HaloDB
HaloDB copied to clipboard
Why not supported range scans?
Range scans
is not supported for HaloDB. If I want to support range scans function
, what should I do?
You need to implement some sort of key ordering
@ahasani Is there a more detailed document about HaloDB designing?
@ahasani Is there a more detailed document about HaloDB designing?
its on the readme doc mate, direct link is here.
IMHO in your particular interest is this paragraph excerpt : "LSM tree and B-Tree also maintain an ordering of keys to support efficient range scans, but the cost they pay is a read amplification greater than 1, and for LSM tree, very high write amplification. Since our workload only does point lookups, we don’t want to pay the cost associated with storing data in a format suitable for range scans."
Cheers
@shuaijunlan range scans are currently not supported. The workload for which HaloDB was designed for only does point lookups.
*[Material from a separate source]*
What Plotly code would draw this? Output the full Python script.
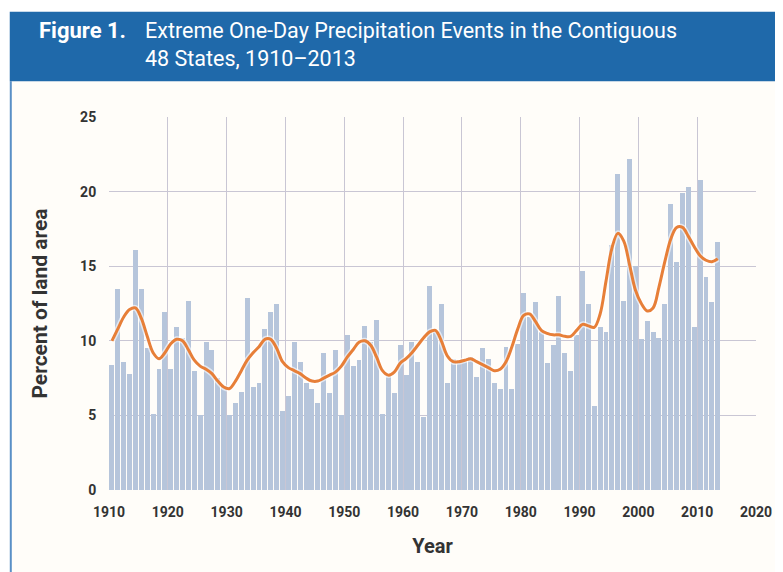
import plotly.graph_objects as go

years = list(range(1910, 2014))

percent_land_area = [
    8.4, 13.5, 8.6, 7.8, 16.1, 13.5, 9.5, 5.1, 8.1, 11.9,
    8.1, 10.9, 10.2, 12.7, 8.0, 5.0, 9.9, 9.4, 7.5, 6.9,
    5.0, 5.8, 6.6, 12.9, 6.9, 7.2, 10.8, 11.9, 12.5, 5.3,
    6.3, 9.9, 8.6, 7.2, 6.8, 5.8, 9.2, 6.5, 9.4, 5.0,
    10.4, 8.3, 8.7, 11.0, 9.9, 11.4, 5.1, 7.7, 6.5, 9.7,
    7.7, 9.9, 8.6, 4.9, 13.7, 10.6, 12.5, 7.2, 8.8, 8.5,
    8.6, 8.9, 7.6, 9.5, 8.8, 7.2, 6.8, 9.6, 6.8, 9.8,
    13.2, 11.6, 12.6, 10.6, 8.5, 9.7, 13.0, 9.2, 8.0, 10.4,
    14.7, 12.5, 5.6, 10.9, 10.6, 16.4, 21.2, 12.7, 22.2, 15.0,
    10.1, 11.3, 10.6, 10.2, 12.5, 19.2, 15.3, 19.9, 20.3, 10.9,
    20.8, 14.3, 12.6, 16.6,
]

smoothed_avg = [
    10.0, 10.8, 11.6, 12.1, 12.2, 11.5, 10.3, 9.2, 8.8, 9.2,
    9.8, 10.1, 10.0, 9.4, 8.7, 8.3, 8.1, 7.8, 7.3, 6.9,
    6.8, 7.3, 8.0, 8.7, 9.2, 9.6, 10.1, 10.1, 9.5, 8.6,
    8.2, 8.0, 7.8, 7.5, 7.3, 7.3, 7.5, 7.7, 7.9, 8.3,
    8.9, 9.4, 9.9, 10.0, 9.7, 8.9, 8.0, 7.7, 7.9, 8.5,
    8.8, 9.2, 9.7, 10.2, 10.6, 10.7, 10.0, 9.0, 8.6, 8.6,
    8.7, 8.8, 8.6, 8.4, 8.2, 8.0, 8.1, 8.6, 9.6, 10.8,
    11.7, 11.8, 11.3, 10.7, 10.5, 10.4, 10.4, 10.3, 10.3, 10.7,
    11.1, 11.0, 10.9, 11.8, 14.0, 16.2, 17.2, 16.7, 15.1, 13.4,
    12.5, 12.0, 12.2, 13.6, 15.3, 16.8, 17.6, 17.6, 17.0, 16.3,
    15.7, 15.4, 15.3, 15.5,
]

x_ticks = [1910, 1920, 1930, 1940, 1950, 1960, 1970, 1980, 1990, 2000, 2010, 2020]
y_ticks = [0, 5, 10, 15, 20, 25]

title_label = "Figure 1."
title_text = "Extreme One-Day Precipitation Events in the Contiguous<br>48 States, 1910–2013"

FONT = "Roboto, Liberation Sans, sans-serif"

line_x = [y + 0.5 for y in years]

fig = go.Figure()
fig.add_trace(go.Bar(
    x=years, y=percent_land_area, offset=0.08, width=0.84,
    marker=dict(color="#b6c5db", line=dict(width=0)),
    hoverinfo="x+y", showlegend=False,
))
fig.add_trace(go.Scatter(
    x=line_x, y=smoothed_avg, mode="lines",
    line=dict(color="rgba(255,255,255,0.6)", width=6, shape="spline"),
    hoverinfo="skip", showlegend=False,
))
fig.add_trace(go.Scatter(
    x=line_x, y=smoothed_avg, mode="lines",
    line=dict(color="#e77f38", width=3, shape="spline"),
    showlegend=False,
))

shapes = [
    # panel background
    dict(type="rect", xref="paper", yref="paper", x0=-0.1534, x1=1.06, y0=-0.26, y1=1.0959,
         fillcolor="#fffdf9", line=dict(width=0), layer="below"),
    # left border of panel
    dict(type="line", xref="paper", yref="paper", x0=-0.1518, x1=-0.1518, y0=-0.26, y1=1.0959,
         line=dict(color="#5a8fc6", width=2)),
    # title bar
    dict(type="rect", xref="paper", yref="paper", x0=-0.1534, x1=1.06, y0=1.0959, y1=1.282,
         fillcolor="#1f69aa", line=dict(width=0)),
]

fig.update_layout(
    width=775, height=564,
    margin=dict(l=101, r=27, t=109, b=82),
    paper_bgcolor="white",
    plot_bgcolor="#efedf6",
    bargap=0,
    shapes=shapes,
    font=dict(family=FONT, color="#333333"),
    xaxis=dict(
        range=[1910, 2020], tickmode="array", tickvals=x_ticks,
        ticktext=[f"<b>{t}</b>" for t in x_ticks],
        tickfont=dict(size=14, color="#333333", family=FONT),
        showgrid=True, gridcolor="#c9c6d4", gridwidth=1,
        zeroline=False, showline=False,
        ticks="outside", ticklen=9, tickcolor="rgba(0,0,0,0)",
        title=dict(text="<b>Year</b>", font=dict(size=20, color="#333333", family=FONT), standoff=20),
    ),
    yaxis=dict(
        range=[0, 25], tickmode="array", tickvals=y_ticks,
        ticktext=[f"<b>{t}</b>" for t in y_ticks],
        tickfont=dict(size=14, color="#333333", family=FONT),
        showgrid=True, gridcolor="#c9c6d4", gridwidth=1,
        zeroline=False, showline=False,
        ticks="outside", ticklen=9, tickcolor="rgba(0,0,0,0)",
        title=dict(text="<b>Percent of land area</b>", font=dict(size=21, color="#333333", family=FONT), standoff=26),
    ),
    annotations=[
        dict(xref="paper", yref="paper", x=-0.1111, y=1.2329, xanchor="left", yanchor="middle",
             text=f"<b>{title_label}</b>", showarrow=False,
             font=dict(size=22, color="white", family=FONT)),
        dict(xref="paper", yref="paper", x=0.0532, y=1.1945, xanchor="left", yanchor="middle",
             text=title_text, showarrow=False, align="left",
             font=dict(size=21.5, color="white", family=FONT)),
    ],
)

fig.write_html("out.html")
I haven't given this problem much thought yet, but a possible approach could be to use an ordered index in memory. We should ideally not order the data on disk as this would increase read and write amplification for HaloDB, or might force us to do random writes.
HaloDB currently has an in-memory index, which is an off-heap concurrent hash table.
To support range scans we could use a ConcurrentSkipList
as the index, but since HaloDB need to handle large data sets we need an implementation of the skip list which does memory allocation outside the heap.
More research is needed to figure out how this will perform and the resources it will consume.
This is probably a big effort, and I don't plan do this immediately.
@amannaly Thank you for your guidance. Is there a more detailed document about HaloDB designing?